> PROBLEM DETAILS: Output each entry below as it stands, leaving out every picture.

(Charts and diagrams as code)
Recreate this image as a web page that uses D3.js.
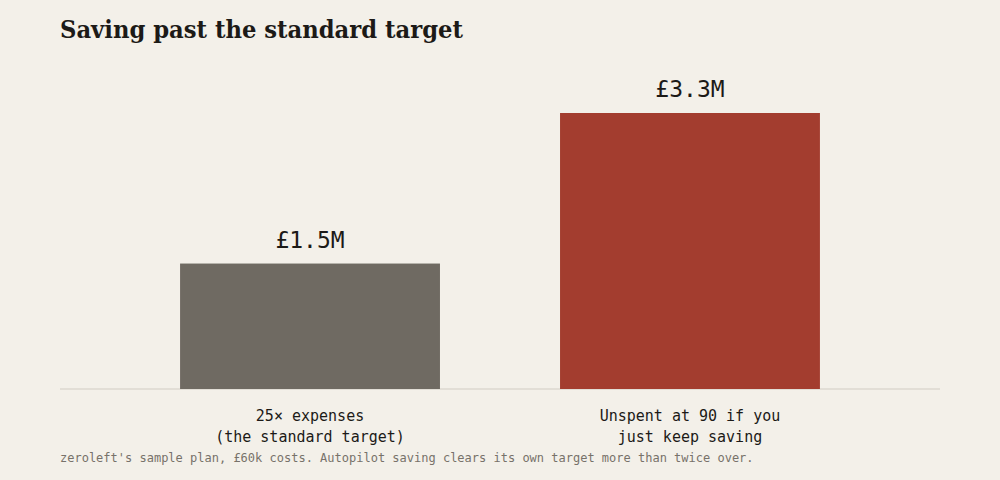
<!DOCTYPE html>
<html lang="en">
<head>
    <meta charset="utf-8" />
    <title>Saving past the standard target</title>
    <script src="https://cdnjs.cloudflare.com/ajax/libs/d3/7.8.5/d3.min.js"></script>
    <style>
        html, body { margin: 0; padding: 0; background: #f3f0e9; }
        .title { font-family: "DejaVu Serif", serif; font-weight: bold; fill: #1c1a17; }
        .mono { font-family: "DejaVu Sans Mono", "Liberation Mono", monospace; }
    </style>
</head>
<body>
<div id="chart"></div>
<script>
    // data
    const categories = ["25× expenses|(the standard target)", "Unspent at 90 if you|just keep saving"];
    const values = [1.5, 3.3];           // £ millions
    const valueLabels = ["£1.5M", "£3.3M"];
    const colors = ["#6f6a62", "#a33d2f"];

    const width = 1000, height = 480;
    const margin = { top: 113, right: 60, bottom: 91, left: 60 };

    const svg = d3.select("#chart").append("svg")
        .attr("width", width)
        .attr("height", height);

    svg.append("rect").attr("width", width).attr("height", height).attr("fill", "#f3f0e9");

    svg.append("text")
        .attr("class", "title")
        .attr("x", 60)
        .attr("y", 38)
        .attr("textLength", 403)
        .attr("lengthAdjust", "spacingAndGlyphs")
        .style("font-size", "25px")
        .text("Saving past the standard target");

    const x = d3.scaleBand()
        .domain(d3.range(values.length))
        .range([margin.left, width - margin.right])
        .padding(0.316);

    const y = d3.scaleLinear()
        .domain([0, d3.max(values)])
        .range([height - margin.bottom, margin.top]);

    // baseline
    svg.append("line")
        .attr("x1", margin.left).attr("x2", width - margin.right)
        .attr("y1", y(0)).attr("y2", y(0))
        .attr("stroke", "#dcd8cf")
        .attr("stroke-width", 1.5);

    svg.selectAll("rect.bar")
        .data(values)
        .enter()
        .append("rect")
        .attr("class", "bar")
        .attr("x", (d, i) => x(i))
        .attr("y", d => y(d))
        .attr("width", x.bandwidth())
        .attr("height", d => y(0) - y(d))
        .attr("fill", (d, i) => colors[i]);

    svg.selectAll("text.value")
        .data(values)
        .enter()
        .append("text")
        .attr("class", "value mono")
        .attr("x", (d, i) => x(i) + x.bandwidth() / 2)
        .attr("y", d => y(d) - 16)
        .attr("text-anchor", "middle")
        .attr("fill", "#1c1a17")
        .style("font-size", "23px")
        .text((d, i) => valueLabels[i]);

    // category labels, two lines each
    const cat = svg.selectAll("text.cat")
        .data(categories)
        .enter()
        .append("text")
        .attr("class", "cat mono")
        .attr("text-anchor", "middle")
        .attr("fill", "#1c1a17")
        .style("font-size", "15px");

    cat.selectAll("tspan")
        .data((d, i) => d.split("|").map(t => ({ t, i })))
        .enter()
        .append("tspan")
        .attr("x", d => x(d.i) + x.bandwidth() / 2)
        .attr("y", (d, j) => y(0) + 32 + j * 21)
        .text(d => d.t);

    svg.append("text")
        .attr("class", "mono")
        .attr("x", 60)
        .attr("y", 462)
        .attr("fill", "#77726a")
        .style("font-size", "12px")
        .text("zeroleft's sample plan, £60k costs. Autopilot saving clears its own target more than twice over.");
</script>
</body>
</html>
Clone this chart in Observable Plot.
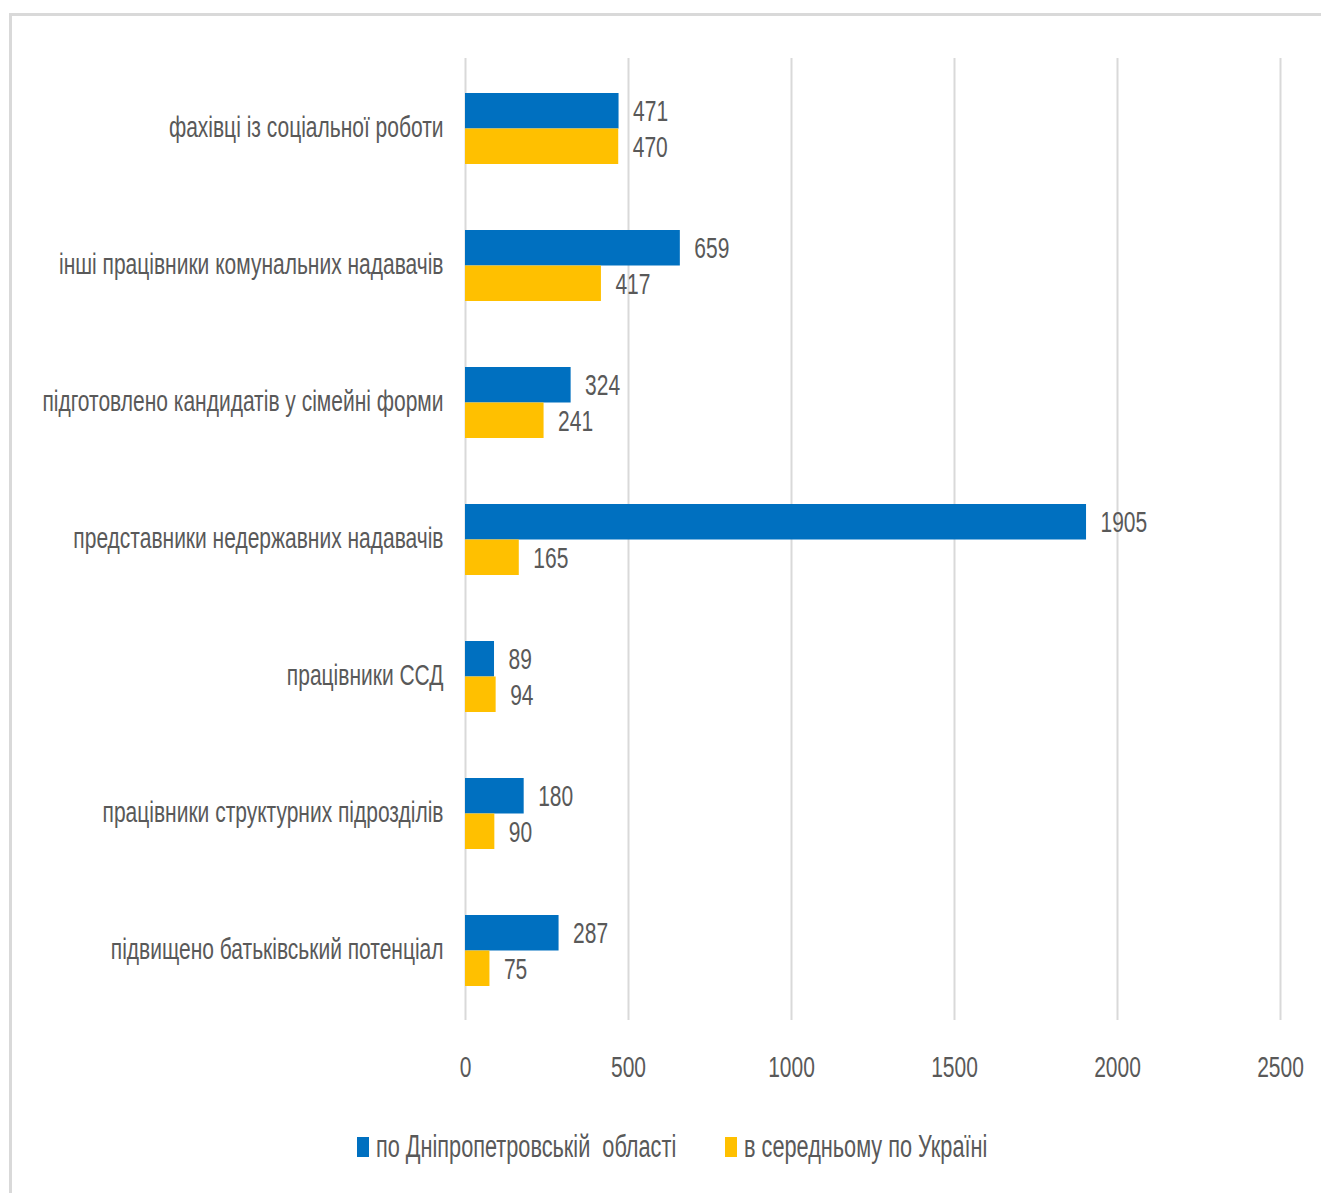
<!DOCTYPE html>
<html>
<head>
<meta charset="utf-8">
<script src="https://cdn.jsdelivr.net/npm/d3@7"></script>
<script src="https://cdn.jsdelivr.net/npm/@observablehq/plot@0.6"></script>
<style>
  html, body { margin: 0; padding: 0; background: #fff; }
  #wrap { position: relative; width: 1321px; height: 1193px; overflow: hidden; font-family: "Liberation Sans", Arial, sans-serif; }
  #frame { position: absolute; left: 9px; top: 13px; width: 1330px; height: 1200px; border-top: 3px solid #d9d9d9; border-left: 3px solid #d9d9d9; }
  #chart { position: absolute; left: 0; top: 0; }
  #legend { position: absolute; left: 0; top: 1128px; width: 1321px; display: flex; justify-content: center; padding-left: 24px; box-sizing: border-box; gap: 49px; color: #595959; font-size: 31px; line-height: 38px; }
  #legend .item { display: flex; align-items: center; gap: 7px; }
  #legend .sw { display: inline-block; width: 12px; height: 20px; flex: none; }
  #legend .lblwrap { display: inline-block; overflow: visible; }
  #legend .lbl { display: inline-block; white-space: pre; transform-origin: 0 50%; }
</style>
</head>
<body>
<div id="wrap">
  <div id="frame"></div>
  <div id="chart"></div>
  <div id="legend"></div>
</div>
<script>
const categories = [
  "фахівці із соціальної роботи",
  "інші працівники комунальних надавачів",
  "підготовлено кандидатів у сімейні форми",
  "представники недержавних надавачів",
  "працівники ССД",
  "працівники структурних підрозділів",
  "підвищено батьківський потенціал"
];
const seriesNames = ["по Дніпропетровській  області", "в середньому по Україні"];
const dnipro = [471, 659, 324, 1905, 89, 180, 287];
const ukraine = [470, 417, 241, 165, 94, 90, 75];
const xTicks = [0, 500, 1000, 1500, 2000, 2500];
const colors = ["#0070C0", "#FFC000"];

const dataD = categories.map((c, i) => ({category: c, value: dnipro[i]}));
const dataU = categories.map((c, i) => ({category: c, value: ukraine[i]}));

const textColor = "#595959";
const squeeze = 0.70; // horizontal condensation of the text glyphs

const chart = Plot.plot({
  width: 1321,
  height: 1100,
  marginLeft: 465,
  marginRight: 41,
  marginTop: 58,
  marginBottom: 80,
  style: {fontFamily: "'Liberation Sans', Arial, sans-serif", fontSize: "30px", color: textColor, background: "transparent"},
  x: {domain: [0, 2500], ticks: xTicks, tickFormat: d => String(d), tickSize: 0, tickPadding: 35, label: null},
  y: {domain: categories, paddingInner: 0.483, paddingOuter: 0.24, tickSize: 0, tickPadding: 22, label: null},
  marks: [
    Plot.ruleX(xTicks, {stroke: "#d9d9d9", strokeWidth: 2}),
    Plot.barX(dataD, {x: "value", y: "category", fill: colors[0], insetBottom: 35.5}),
    Plot.barX(dataU, {x: "value", y: "category", fill: colors[1], insetTop: 35.5}),
    Plot.axisY({tickSize: 0, tickPadding: 22, dy: -2, fontSize: 30}),
    Plot.text(dataD, {x: "value", y: "category", text: d => String(d.value), dx: 14, dy: -18, textAnchor: "start", fill: textColor, fontSize: 30}),
    Plot.text(dataU, {x: "value", y: "category", text: d => String(d.value), dx: 14, dy: 18, textAnchor: "start", fill: textColor, fontSize: 30})
  ]
});
document.getElementById("chart").appendChild(chart);

// condense the glyphs horizontally about each text's own anchor point
chart.querySelectorAll("text").forEach(t => {
  const b = t.getBBox();
  if (!b.width) return;
  const anchor = getComputedStyle(t).textAnchor;
  const ax = anchor === "end" ? b.x + b.width : anchor === "middle" ? b.x + b.width / 2 : b.x;
  const tr = t.getAttribute("transform") || "";
  t.setAttribute("transform", `${tr} translate(${ax},0) scale(${squeeze},1) translate(${-ax},0)`.trim());
});

const legend = document.getElementById("legend");
seriesNames.forEach((name, i) => {
  const item = document.createElement("div");
  item.className = "item";
  const sw = document.createElement("span");
  sw.className = "sw";
  sw.style.background = colors[i];
  const wrap = document.createElement("span");
  wrap.className = "lblwrap";
  const label = document.createElement("span");
  label.className = "lbl";
  label.textContent = name;
  wrap.appendChild(label);
  item.appendChild(sw);
  item.appendChild(wrap);
  legend.appendChild(item);
  const w = label.getBoundingClientRect().width;
  label.style.transform = `scaleX(${squeeze})`;
  wrap.style.width = (w * squeeze) + "px";
});
</script>
</body>
</html>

> COMPLETE RESPONSE:
Recreate this image as a web page that uses D3.js.
<!DOCTYPE html>
<html lang="en">
<head>
    <meta charset="utf-8" />
    <title>Saving past the standard target</title>
    <script src="https://cdnjs.cloudflare.com/ajax/libs/d3/7.8.5/d3.min.js"></script>
    <style>
        html, body { margin: 0; padding: 0; background: #f3f0e9; }
        .title { font-family: "DejaVu Serif", serif; font-weight: bold; fill: #1c1a17; }
        .mono { font-family: "DejaVu Sans Mono", "Liberation Mono", monospace; }
    </style>
</head>
<body>
<div id="chart"></div>
<script>
    // data
    const categories = ["25× expenses|(the standard target)", "Unspent at 90 if you|just keep saving"];
    const values = [1.5, 3.3];           // £ millions
    const valueLabels = ["£1.5M", "£3.3M"];
    const colors = ["#6f6a62", "#a33d2f"];

    const width = 1000, height = 480;
    const margin = { top: 113, right: 60, bottom: 91, left: 60 };

    const svg = d3.select("#chart").append("svg")
        .attr("width", width)
        .attr("height", height);

    svg.append("rect").attr("width", width).attr("height", height).attr("fill", "#f3f0e9");

    svg.append("text")
        .attr("class", "title")
        .attr("x", 60)
        .attr("y", 38)
        .attr("textLength", 403)
        .attr("lengthAdjust", "spacingAndGlyphs")
        .style("font-size", "25px")
        .text("Saving past the standard target");

    const x = d3.scaleBand()
        .domain(d3.range(values.length))
        .range([margin.left, width - margin.right])
        .padding(0.316);

    const y = d3.scaleLinear()
        .domain([0, d3.max(values)])
        .range([height - margin.bottom, margin.top]);

    // baseline
    svg.append("line")
        .attr("x1", margin.left).attr("x2", width - margin.right)
        .attr("y1", y(0)).attr("y2", y(0))
        .attr("stroke", "#dcd8cf")
        .attr("stroke-width", 1.5);

    svg.selectAll("rect.bar")
        .data(values)
        .enter()
        .append("rect")
        .attr("class", "bar")
        .attr("x", (d, i) => x(i))
        .attr("y", d => y(d))
        .attr("width", x.bandwidth())
        .attr("height", d => y(0) - y(d))
        .attr("fill", (d, i) => colors[i]);

    svg.selectAll("text.value")
        .data(values)
        .enter()
        .append("text")
        .attr("class", "value mono")
        .attr("x", (d, i) => x(i) + x.bandwidth() / 2)
        .attr("y", d => y(d) - 16)
        .attr("text-anchor", "middle")
        .attr("fill", "#1c1a17")
        .style("font-size", "23px")
        .text((d, i) => valueLabels[i]);

    // category labels, two lines each
    const cat = svg.selectAll("text.cat")
        .data(categories)
        .enter()
        .append("text")
        .attr("class", "cat mono")
        .attr("text-anchor", "middle")
        .attr("fill", "#1c1a17")
        .style("font-size", "15px");

    cat.selectAll("tspan")
        .data((d, i) => d.split("|").map(t => ({ t, i })))
        .enter()
        .append("tspan")
        .attr("x", d => x(d.i) + x.bandwidth() / 2)
        .attr("y", (d, j) => y(0) + 32 + j * 21)
        .text(d => d.t);

    svg.append("text")
        .attr("class", "mono")
        .attr("x", 60)
        .attr("y", 462)
        .attr("fill", "#77726a")
        .style("font-size", "12px")
        .text("zeroleft's sample plan, £60k costs. Autopilot saving clears its own target more than twice over.");
</script>
</body>
</html>
Clone this chart in Observable Plot.
<!DOCTYPE html>
<html>
<head>
<meta charset="utf-8">
<script src="https://cdn.jsdelivr.net/npm/d3@7"></script>
<script src="https://cdn.jsdelivr.net/npm/@observablehq/plot@0.6"></script>
<style>
  html, body { margin: 0; padding: 0; background: #fff; }
  #wrap { position: relative; width: 1321px; height: 1193px; overflow: hidden; font-family: "Liberation Sans", Arial, sans-serif; }
  #frame { position: absolute; left: 9px; top: 13px; width: 1330px; height: 1200px; border-top: 3px solid #d9d9d9; border-left: 3px solid #d9d9d9; }
  #chart { position: absolute; left: 0; top: 0; }
  #legend { position: absolute; left: 0; top: 1128px; width: 1321px; display: flex; justify-content: center; padding-left: 24px; box-sizing: border-box; gap: 49px; color: #595959; font-size: 31px; line-height: 38px; }
  #legend .item { display: flex; align-items: center; gap: 7px; }
  #legend .sw { display: inline-block; width: 12px; height: 20px; flex: none; }
  #legend .lblwrap { display: inline-block; overflow: visible; }
  #legend .lbl { display: inline-block; white-space: pre; transform-origin: 0 50%; }
</style>
</head>
<body>
<div id="wrap">
  <div id="frame"></div>
  <div id="chart"></div>
  <div id="legend"></div>
</div>
<script>
const categories = [
  "фахівці із соціальної роботи",
  "інші працівники комунальних надавачів",
  "підготовлено кандидатів у сімейні форми",
  "представники недержавних надавачів",
  "працівники ССД",
  "працівники структурних підрозділів",
  "підвищено батьківський потенціал"
];
const seriesNames = ["по Дніпропетровській  області", "в середньому по Україні"];
const dnipro = [471, 659, 324, 1905, 89, 180, 287];
const ukraine = [470, 417, 241, 165, 94, 90, 75];
const xTicks = [0, 500, 1000, 1500, 2000, 2500];
const colors = ["#0070C0", "#FFC000"];

const dataD = categories.map((c, i) => ({category: c, value: dnipro[i]}));
const dataU = categories.map((c, i) => ({category: c, value: ukraine[i]}));

const textColor = "#595959";
const squeeze = 0.70; // horizontal condensation of the text glyphs

const chart = Plot.plot({
  width: 1321,
  height: 1100,
  marginLeft: 465,
  marginRight: 41,
  marginTop: 58,
  marginBottom: 80,
  style: {fontFamily: "'Liberation Sans', Arial, sans-serif", fontSize: "30px", color: textColor, background: "transparent"},
  x: {domain: [0, 2500], ticks: xTicks, tickFormat: d => String(d), tickSize: 0, tickPadding: 35, label: null},
  y: {domain: categories, paddingInner: 0.483, paddingOuter: 0.24, tickSize: 0, tickPadding: 22, label: null},
  marks: [
    Plot.ruleX(xTicks, {stroke: "#d9d9d9", strokeWidth: 2}),
    Plot.barX(dataD, {x: "value", y: "category", fill: colors[0], insetBottom: 35.5}),
    Plot.barX(dataU, {x: "value", y: "category", fill: colors[1], insetTop: 35.5}),
    Plot.axisY({tickSize: 0, tickPadding: 22, dy: -2, fontSize: 30}),
    Plot.text(dataD, {x: "value", y: "category", text: d => String(d.value), dx: 14, dy: -18, textAnchor: "start", fill: textColor, fontSize: 30}),
    Plot.text(dataU, {x: "value", y: "category", text: d => String(d.value), dx: 14, dy: 18, textAnchor: "start", fill: textColor, fontSize: 30})
  ]
});
document.getElementById("chart").appendChild(chart);

// condense the glyphs horizontally about each text's own anchor point
chart.querySelectorAll("text").forEach(t => {
  const b = t.getBBox();
  if (!b.width) return;
  const anchor = getComputedStyle(t).textAnchor;
  const ax = anchor === "end" ? b.x + b.width : anchor === "middle" ? b.x + b.width / 2 : b.x;
  const tr = t.getAttribute("transform") || "";
  t.setAttribute("transform", `${tr} translate(${ax},0) scale(${squeeze},1) translate(${-ax},0)`.trim());
});

const legend = document.getElementById("legend");
seriesNames.forEach((name, i) => {
  const item = document.createElement("div");
  item.className = "item";
  const sw = document.createElement("span");
  sw.className = "sw";
  sw.style.background = colors[i];
  const wrap = document.createElement("span");
  wrap.className = "lblwrap";
  const label = document.createElement("span");
  label.className = "lbl";
  label.textContent = name;
  wrap.appendChild(label);
  item.appendChild(sw);
  item.appendChild(wrap);
  legend.appendChild(item);
  const w = label.getBoundingClientRect().width;
  label.style.transform = `scaleX(${squeeze})`;
  wrap.style.width = (w * squeeze) + "px";
});
</script>
</body>
</html>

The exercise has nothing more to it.